In fact, Jay’s acumen of the inner workings of swindles, cons and the cheats who perpetrate them for financial gain was so impressive that he was paid by major police organizations to lecture and educate them on the history of such crimes. In honor of his unique life, the PFS is diverting from its standard policy of only showing feature films or made-for-TV movies, and will instead screen a specially curated 90-minute compilation of rare clips featuring both Jay himself performing and discussing magic, and those friends and associates who knew him best discussing his importance in that field.

None of these clips have ever been commercially released, and many have not been widely seen in decades, if ever. Even folks who are not already familiar with his career, but simply appreciate amazing feats of magic, should find much to enjoy in this one-time-only screening. 8 p.m. showtime, with a full vegetarian menu available and craft beer and organic wine discounted during the show.

Until next issue, see you at the movies, be kind to those around you and don’t forget to turn off that cell phone.

Jim Reed directs the Psychotronic Film Society of Savannah.



What: “Meet Me in St. Louis”

When: 7 p.m. Dec. 20

Where: Tybee Post Theater, 10 Van Horne Ave.

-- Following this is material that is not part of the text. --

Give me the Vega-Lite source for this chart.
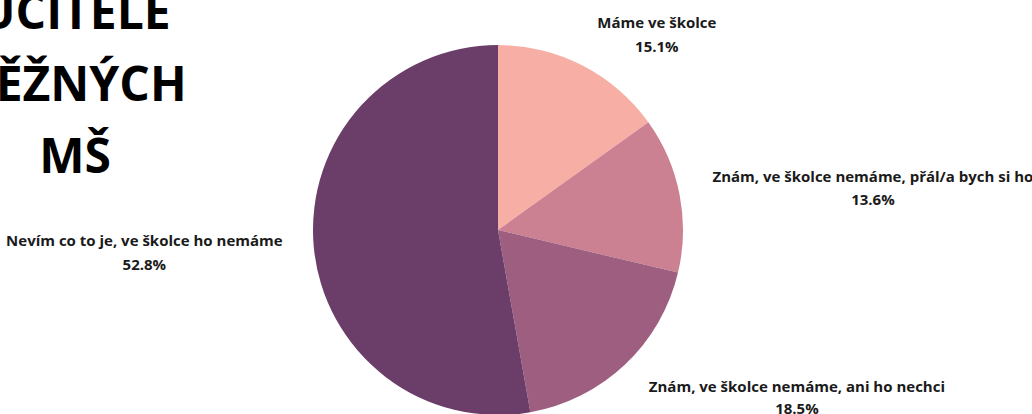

Cost: $10-$35 (with dinner reservation)



What: “Mary Poppins Returns”

When: 7 p.m. Dec. 20, 21, 22, 27, 28, 29; 3 p.m. Dec. 23, 30

Where: Mars Theatre, 106 S. Laurel St., Springfield

Cost: $7



What: “Green Book”

When: 3 p.m. and 7 p.m. Dec. 22, 23

Where: Tybee Post Theater, 10 Van Horne Ave.

Cost: $8



What: Memorial tribute to magician Ricky Jay

When: 8 p.m. Dec. 26

Where: The Sentient Bean, 13 E. Park Ave.

Cost: $8



What: “Widows”

When: 7 p.m. Dec. 27, 28, 29; 3 p.m. Dec. 29

Where: Tybee Post Theater, 10 Van Horne Ave.